03-data-processing

3.0 Data processing

In this section, we will implement the core data processing scripts for our ETL (Extract, Transform, Load) pipeline. We'll create Python scripts for each stage of the process and shell scripts to serve as entrypoints for our Docker containers.

By the end of this section, you will have:

An extract.py script to download weather data from a public S3 bucket.
A load.py script to insert the downloaded data into a PostgreSQL database.
A transform.py script to process the data and prepare it for analysis.
Shell scripts (extract.sh, load.sh, transform.sh) to orchestrate the execution of these Python scripts in our Docker containers.
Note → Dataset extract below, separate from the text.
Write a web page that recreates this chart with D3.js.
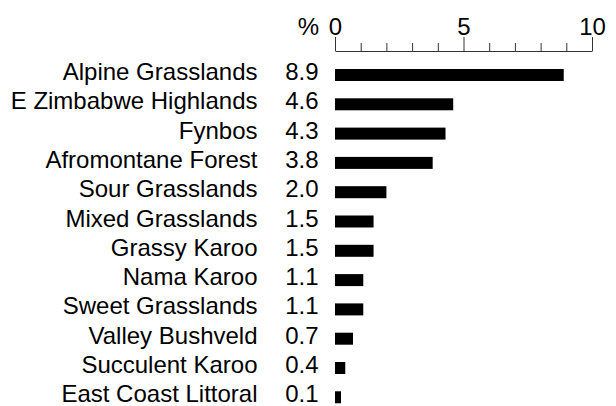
<!DOCTYPE html>
<html>
<head>
<meta charset="utf-8">
<script src="https://cdn.jsdelivr.net/npm/d3@7"></script>
<style>
  html, body { margin: 0; padding: 0; background: #fff; overflow: hidden; }
  svg { display: block; }
  text { font-family: "Liberation Sans", Arial, sans-serif; fill: #000; }
</style>
</head>
<body>
<svg id="chart" width="616" height="406"></svg>
<script>
const categories = ["Alpine Grasslands", "E Zimbabwe Highlands", "Fynbos", "Afromontane Forest",
  "Sour Grasslands", "Mixed Grasslands", "Grassy Karoo", "Nama Karoo", "Sweet Grasslands",
  "Valley Bushveld", "Succulent Karoo", "East Coast Littoral"];
const values = [8.9, 4.6, 4.3, 3.8, 2.0, 1.5, 1.5, 1.1, 1.1, 0.7, 0.4, 0.1];
const majorTicks = [0, 5, 10];
const minorTicks = [1, 2, 3, 4, 6, 7, 8, 9];
const unitLabel = "%";

const svg = d3.select("#chart");
const fontSize = 24;

const x = d3.scaleLinear().domain([0, 10]).range([335, 592]);
const y = d3.scaleBand().domain(categories)
  .range([69, 69 + 11 * 29.3 + 12])
  .paddingInner(1 - 12 / 29.3).paddingOuter(0);

const axisY = 51;

// minor ticks
svg.append("g").attr("transform", `translate(0,${axisY})`)
  .call(d3.axisTop(x).tickValues(minorTicks).tickSize(8).tickSizeOuter(0).tickFormat(""))
  .call(g => g.select(".domain").remove())
  .call(g => g.selectAll("line").attr("stroke", "#333").attr("stroke-width", 1));

// major ticks + labels
svg.append("g").attr("transform", `translate(0,${axisY})`)
  .call(d3.axisTop(x).tickValues(majorTicks).tickSize(14).tickSizeOuter(0).tickPadding(2).tickFormat(d3.format("d")))
  .call(g => g.select(".domain").attr("stroke", "#333").attr("stroke-width", 1))
  .call(g => g.selectAll("line").attr("stroke", "#333").attr("stroke-width", 1))
  .call(g => g.selectAll("text").attr("font-size", fontSize)
    .attr("font-family", "Liberation Sans, Arial, sans-serif").attr("fill", "#000"));

// unit label
svg.append("text").attr("x", 319).attr("y", 35)
  .attr("text-anchor", "end").attr("font-size", fontSize).text(unitLabel);

const rows = svg.append("g");
const data = categories.map((c, i) => ({ c, v: values[i] }));

rows.selectAll("rect").data(data).join("rect")
  .attr("x", x(0))
  .attr("y", d => y(d.c))
  .attr("width", d => Math.max(x(d.v) - x(0), 6))
  .attr("height", y.bandwidth())
  .attr("fill", "#000");

rows.selectAll("text.cat").data(data).join("text")
  .attr("class", "cat")
  .attr("x", 257.5)
  .attr("y", d => y(d.c) + y.bandwidth() - 1)
  .attr("text-anchor", "end").attr("font-size", fontSize)
  .text(d => d.c);

rows.selectAll("text.val").data(data).join("text")
  .attr("class", "val")
  .attr("x", 318.5)
  .attr("y", d => y(d.c) + y.bandwidth() - 1)
  .attr("text-anchor", "end").attr("font-size", fontSize)
  .text(d => d.v.toFixed(1));
</script>
</body>
</html>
These scripts will form the backbone of our data processing pipeline, allowing us to efficiently collect, store, and prepare weather data for analysis.

Data Set Description

This project utilizes the NOAA Global Surface Summary of the Day (GSOD) dataset, which is available through the AWS Open Data Registry. The GSOD dataset is derived from the Integrated Surface Hourly (ISH) dataset, containing global weather data from over 9,000 stations worldwide. It provides daily summaries of weather observations, including metrics like temperature, wind, and precipitation, and is updated 1-2 days after the original observation. The data collection starts from 1929 and is currently at Version 8, making it a comprehensive resource for analyzing long-term weather trends and patterns.

Prerequisites

Before starting this lesson, please ensure that you have:

Completed the 02-containerized-environment lesson
A basic understanding of Python programming
Familiarity with SQL and database operations
Basic knowledge of ETL processes

3.1 Creating folders and Python scripts

You should see two folders within the data-pipeline folder named scripts and entrypoints.
Navigate to the scripts folder.
In the scripts folder, open up the file named extract.py.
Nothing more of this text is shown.